This question is related to: Cyclic relation in Datalog using SMTLib for z3
I would like to reverse the problem described in the link above. I mean i want to detect the non existence of a cycle in a graph.
The proposed solution was:
(set-option :fixedpoint.engine datalog)
(define-sort s () Int)
(declare-rel edge (s s))
(declare-rel path (s s))
(declare-var a s)
(declare-var b s)
(declare-var c s)
(rule (=> (edge a b) (path a b)) P-1)
(rule (=> (and (path a b) (path b c)) (path a c)) P-2)
(rule (edge 1 2) E-1)
(rule (edge 2 3) E-2)
(rule (edge 3 1) E-3)
(declare-rel cycle (s))
(rule (=> (path a a) (cycle a)))
(query cycle :print-answer true)
But my question is how can i get SAT when there is no cycle in the graph and UNSAT when there exists a cycle.

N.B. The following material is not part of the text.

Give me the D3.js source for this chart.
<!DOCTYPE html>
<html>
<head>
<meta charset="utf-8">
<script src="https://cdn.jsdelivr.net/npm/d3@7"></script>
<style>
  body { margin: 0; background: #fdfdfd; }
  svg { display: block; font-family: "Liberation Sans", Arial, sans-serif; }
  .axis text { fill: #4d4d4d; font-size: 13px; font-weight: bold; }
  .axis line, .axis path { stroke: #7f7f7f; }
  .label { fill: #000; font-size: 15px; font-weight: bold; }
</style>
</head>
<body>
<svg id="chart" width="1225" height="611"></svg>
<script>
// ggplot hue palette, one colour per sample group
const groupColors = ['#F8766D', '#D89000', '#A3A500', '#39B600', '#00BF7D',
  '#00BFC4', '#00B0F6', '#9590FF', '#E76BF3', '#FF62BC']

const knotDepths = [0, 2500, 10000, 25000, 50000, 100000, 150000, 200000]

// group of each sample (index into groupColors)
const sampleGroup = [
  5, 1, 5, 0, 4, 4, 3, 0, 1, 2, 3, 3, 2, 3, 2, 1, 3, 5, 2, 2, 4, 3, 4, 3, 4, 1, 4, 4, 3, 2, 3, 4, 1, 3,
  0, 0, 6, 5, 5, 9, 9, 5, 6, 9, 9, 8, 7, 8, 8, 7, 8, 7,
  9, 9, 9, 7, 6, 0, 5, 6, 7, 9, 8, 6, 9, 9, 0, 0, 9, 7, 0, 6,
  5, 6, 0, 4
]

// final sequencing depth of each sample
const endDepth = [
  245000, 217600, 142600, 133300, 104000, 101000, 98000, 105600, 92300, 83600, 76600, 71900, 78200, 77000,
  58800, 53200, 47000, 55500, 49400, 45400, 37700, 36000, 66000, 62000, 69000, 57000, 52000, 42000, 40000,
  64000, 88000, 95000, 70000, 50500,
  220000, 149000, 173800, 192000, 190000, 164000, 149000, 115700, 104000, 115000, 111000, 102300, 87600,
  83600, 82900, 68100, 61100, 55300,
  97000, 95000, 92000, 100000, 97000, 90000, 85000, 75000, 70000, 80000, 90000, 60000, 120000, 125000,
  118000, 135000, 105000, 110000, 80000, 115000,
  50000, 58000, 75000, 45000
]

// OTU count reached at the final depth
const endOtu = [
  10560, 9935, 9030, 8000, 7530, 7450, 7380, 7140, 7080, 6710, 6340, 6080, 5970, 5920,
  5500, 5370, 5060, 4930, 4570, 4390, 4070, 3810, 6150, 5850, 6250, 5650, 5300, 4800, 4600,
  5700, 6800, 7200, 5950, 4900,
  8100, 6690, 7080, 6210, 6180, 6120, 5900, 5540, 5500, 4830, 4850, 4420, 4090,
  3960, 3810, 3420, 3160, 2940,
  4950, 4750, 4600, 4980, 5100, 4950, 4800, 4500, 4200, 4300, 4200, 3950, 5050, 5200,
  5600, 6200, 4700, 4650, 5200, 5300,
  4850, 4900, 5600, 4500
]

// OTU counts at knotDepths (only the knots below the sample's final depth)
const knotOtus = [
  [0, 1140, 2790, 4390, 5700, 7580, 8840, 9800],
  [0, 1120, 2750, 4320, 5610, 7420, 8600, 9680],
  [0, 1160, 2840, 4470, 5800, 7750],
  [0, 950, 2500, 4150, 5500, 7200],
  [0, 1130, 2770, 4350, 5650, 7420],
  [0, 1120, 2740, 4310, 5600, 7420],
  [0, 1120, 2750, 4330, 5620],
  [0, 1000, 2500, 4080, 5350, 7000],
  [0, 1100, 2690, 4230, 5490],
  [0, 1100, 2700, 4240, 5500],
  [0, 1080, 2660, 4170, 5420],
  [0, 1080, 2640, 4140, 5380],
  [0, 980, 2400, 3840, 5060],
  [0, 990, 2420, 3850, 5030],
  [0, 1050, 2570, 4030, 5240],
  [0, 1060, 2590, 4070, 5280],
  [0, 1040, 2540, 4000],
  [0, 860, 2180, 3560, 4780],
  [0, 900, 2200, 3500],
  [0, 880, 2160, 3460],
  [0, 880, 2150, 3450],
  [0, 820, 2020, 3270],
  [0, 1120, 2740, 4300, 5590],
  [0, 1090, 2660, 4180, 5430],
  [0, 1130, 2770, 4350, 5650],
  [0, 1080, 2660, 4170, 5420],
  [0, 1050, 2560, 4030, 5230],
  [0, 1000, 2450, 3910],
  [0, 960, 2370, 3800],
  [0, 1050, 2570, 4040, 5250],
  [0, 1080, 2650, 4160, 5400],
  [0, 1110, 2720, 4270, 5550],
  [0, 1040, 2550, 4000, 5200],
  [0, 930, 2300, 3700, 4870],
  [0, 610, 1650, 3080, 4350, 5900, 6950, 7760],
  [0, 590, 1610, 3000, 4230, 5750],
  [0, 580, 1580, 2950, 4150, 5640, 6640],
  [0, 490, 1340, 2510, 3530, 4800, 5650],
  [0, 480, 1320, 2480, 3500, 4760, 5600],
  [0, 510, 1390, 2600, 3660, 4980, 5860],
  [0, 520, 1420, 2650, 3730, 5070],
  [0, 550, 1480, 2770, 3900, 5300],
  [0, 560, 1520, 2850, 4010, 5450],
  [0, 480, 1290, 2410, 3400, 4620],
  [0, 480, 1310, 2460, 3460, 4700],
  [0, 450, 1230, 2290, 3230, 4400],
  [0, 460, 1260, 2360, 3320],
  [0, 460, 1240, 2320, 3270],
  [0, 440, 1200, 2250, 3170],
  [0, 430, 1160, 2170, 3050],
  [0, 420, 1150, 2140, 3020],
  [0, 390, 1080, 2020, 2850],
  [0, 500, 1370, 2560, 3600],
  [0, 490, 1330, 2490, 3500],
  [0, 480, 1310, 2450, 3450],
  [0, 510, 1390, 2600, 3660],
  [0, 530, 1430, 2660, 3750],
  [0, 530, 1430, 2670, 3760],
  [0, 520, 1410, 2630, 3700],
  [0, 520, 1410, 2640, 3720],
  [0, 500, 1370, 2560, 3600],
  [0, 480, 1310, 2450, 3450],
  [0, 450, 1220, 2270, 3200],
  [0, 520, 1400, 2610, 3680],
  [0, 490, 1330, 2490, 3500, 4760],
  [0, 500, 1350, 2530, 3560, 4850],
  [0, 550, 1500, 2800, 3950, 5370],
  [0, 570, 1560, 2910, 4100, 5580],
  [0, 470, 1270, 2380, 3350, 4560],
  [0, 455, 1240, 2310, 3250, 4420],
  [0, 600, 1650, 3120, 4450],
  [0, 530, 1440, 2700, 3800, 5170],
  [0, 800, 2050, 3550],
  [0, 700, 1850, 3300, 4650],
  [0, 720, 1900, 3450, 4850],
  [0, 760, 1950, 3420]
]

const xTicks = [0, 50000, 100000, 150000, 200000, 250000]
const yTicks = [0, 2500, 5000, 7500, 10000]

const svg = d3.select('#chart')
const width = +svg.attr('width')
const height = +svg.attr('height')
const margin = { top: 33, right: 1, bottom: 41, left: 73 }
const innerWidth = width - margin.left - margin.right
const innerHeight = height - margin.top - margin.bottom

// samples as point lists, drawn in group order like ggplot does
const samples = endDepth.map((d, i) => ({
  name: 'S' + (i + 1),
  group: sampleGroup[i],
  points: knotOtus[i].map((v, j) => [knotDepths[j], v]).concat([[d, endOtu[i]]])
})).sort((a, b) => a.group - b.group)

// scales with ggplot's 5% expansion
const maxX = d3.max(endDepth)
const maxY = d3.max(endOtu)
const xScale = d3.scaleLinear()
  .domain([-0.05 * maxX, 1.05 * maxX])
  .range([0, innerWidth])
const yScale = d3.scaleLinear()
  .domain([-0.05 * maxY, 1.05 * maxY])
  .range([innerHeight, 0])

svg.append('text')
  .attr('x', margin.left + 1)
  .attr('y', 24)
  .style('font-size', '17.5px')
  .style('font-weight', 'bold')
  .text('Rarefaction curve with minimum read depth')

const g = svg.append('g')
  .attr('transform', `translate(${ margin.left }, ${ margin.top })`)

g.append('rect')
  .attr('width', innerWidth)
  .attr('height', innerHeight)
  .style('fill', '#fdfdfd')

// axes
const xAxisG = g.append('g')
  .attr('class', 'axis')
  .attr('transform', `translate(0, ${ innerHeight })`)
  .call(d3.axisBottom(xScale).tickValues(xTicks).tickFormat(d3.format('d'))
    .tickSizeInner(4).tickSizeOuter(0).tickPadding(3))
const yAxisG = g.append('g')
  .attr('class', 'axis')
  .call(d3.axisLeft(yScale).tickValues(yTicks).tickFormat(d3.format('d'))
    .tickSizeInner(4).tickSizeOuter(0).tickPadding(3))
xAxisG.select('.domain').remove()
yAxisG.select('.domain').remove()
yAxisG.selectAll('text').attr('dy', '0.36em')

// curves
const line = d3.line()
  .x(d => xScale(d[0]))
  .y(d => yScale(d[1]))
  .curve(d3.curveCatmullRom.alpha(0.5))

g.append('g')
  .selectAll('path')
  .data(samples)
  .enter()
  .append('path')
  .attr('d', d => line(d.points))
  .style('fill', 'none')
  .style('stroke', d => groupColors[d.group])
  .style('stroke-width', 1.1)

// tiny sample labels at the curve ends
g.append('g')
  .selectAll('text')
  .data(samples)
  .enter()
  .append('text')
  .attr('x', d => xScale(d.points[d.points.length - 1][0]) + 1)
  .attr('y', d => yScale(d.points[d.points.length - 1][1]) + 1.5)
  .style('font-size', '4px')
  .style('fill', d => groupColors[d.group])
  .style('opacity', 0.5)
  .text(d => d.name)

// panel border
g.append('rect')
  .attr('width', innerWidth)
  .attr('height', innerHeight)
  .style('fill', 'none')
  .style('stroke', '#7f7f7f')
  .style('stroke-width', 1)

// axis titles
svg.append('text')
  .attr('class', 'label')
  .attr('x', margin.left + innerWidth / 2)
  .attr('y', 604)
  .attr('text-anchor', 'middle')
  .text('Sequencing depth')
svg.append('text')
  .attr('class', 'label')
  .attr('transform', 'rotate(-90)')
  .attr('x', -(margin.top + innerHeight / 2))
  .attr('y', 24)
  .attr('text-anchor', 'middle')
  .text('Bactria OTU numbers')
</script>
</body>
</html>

One suggestion (but that does not meet my need) is:
(set-option :fixedpoint.engine datalog)
(define-sort s () Int)
(declare-rel edge (s s))
(declare-rel path (s s))
(declare-var a s)
(declare-var b s)
(declare-var c s)
(rule (=> (edge a b) (path a b)))
(rule (=> (and (path a b) (path b c)) (path a c)))
(rule (edge 1 2) r-1)
(rule (edge 2 3) r-2)
(rule (edge 3 1) r-3)
(assert (not (path a a)))
(check-sat)
(get-model)
which returns as result:
> z3 test.txt
sat
(model
(define-fun a () Int
0)
(define-fun path ((x!0 Int) (x!1 Int)) Bool
(ite (and (= x!0 0) (= x!1 0)) false
false))
)
I don't understand why z3 assign 0 to the variables while i only have 1, 2 and 3 as vertices?
Another suggestion is :
(set-option :fixedpoint.engine datalog)
(define-sort s () Int)
(declare-rel edge (s s))
(declare-rel path (s s))
(declare-var a s)
(declare-var b s)
(declare-var c s)
(rule (=> (edge a b) (path a b)))
(rule (=> (and (path a b) (path b c)) (path a c)))
(rule (edge 1 2) r-1)
(rule (edge 2 3) r-2)
(rule (edge 3 1) r-3)
(assert
(=> (path a a)
false
)
)
(check-sat)
(get-model)
Which returns the result:
> z3 test2.txt
sat
(model
(define-fun a () Int
0)
(define-fun path ((x!0 Int) (x!1 Int)) Bool
(ite (and (= x!0 0) (= x!1 0)) false
false))
)
Any idea to resolve this problem?
(Using Quantifiers will increase the complexity of problem, that's why i'm looking for some alternative solutions).